Margie Thompson's second-grade classroom blooms. Dancing bears proclaim the longness and shortness of vowels. Colors swirl, and pep-talk art tells children that they can excel in math, in literature, in social studies. This space at McWillie Elementary School is all about learning and is one of the reasons Thompson was selected Jackson Public Schools' Teacher of the Year for 2004.
This morning, Thompson interacts with a group of five. "I like working with small groups. That way I can pay more attention to each student," she says. Thompson guides her group through a story, teaching them how to use context clues to figure out words that they don't know. She has to pause to quiet the nearby purple group as they listen to a story on tape and write a paragraph. Later, her color-coordinated groups will rotate. Thompson seems to anticipate which child will do what.
Second grade is the most challenging because students are at that in-between stage, Thompson says. "I never know which one is going to show up each day," she says. "The child that wants to be babied or the child who wants to be grown-up."
Thompson never tired of playing school with her friends when she was little. Her third-grade teacher called to check on all of her students at home on a regular basis.
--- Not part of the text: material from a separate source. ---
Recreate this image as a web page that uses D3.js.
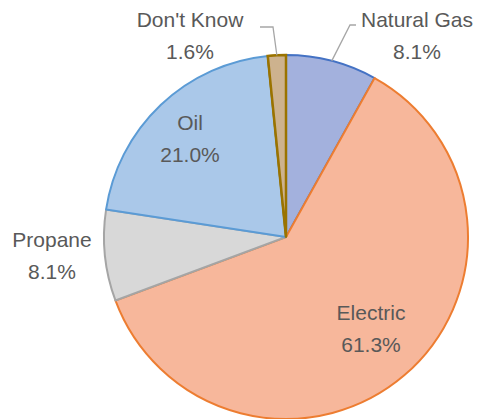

That impressed Thompson so much that, two decades later, she wrote an essay about her teacher as part of her entry application for Teacher of the Year.
Thompson's stats are the best of any second grade teacher at McWillie Elementary School. Last year, 93 percent of her students were proficient or advanced in reading; 85 percent were proficient or advanced in language; and 85 percent were proficient or advanced in math.
Principal Christi Hollingshead raves about Thompson. "Where do you want me to start?" she asks. "She knows where the kids are, and she knows where they need to go. She has a good rapport with parents and her room is all about learning." And, "Margie seeks constructive criticism. She wants to know how she can improve."
Thompson believes teachers should be demanding. "They know I expect a lot, and they give it," she says of her students. But she still tries to use that personal touch that her third grade teacher had. "I treat them all like the special individuals they are," she says. " Each morning, I try to spend a little time with them. I can tell what kind of day they are going to have."
"When they leave, they are readers and writers and mathematicians," Thompson says. "And all of them don't come in that way."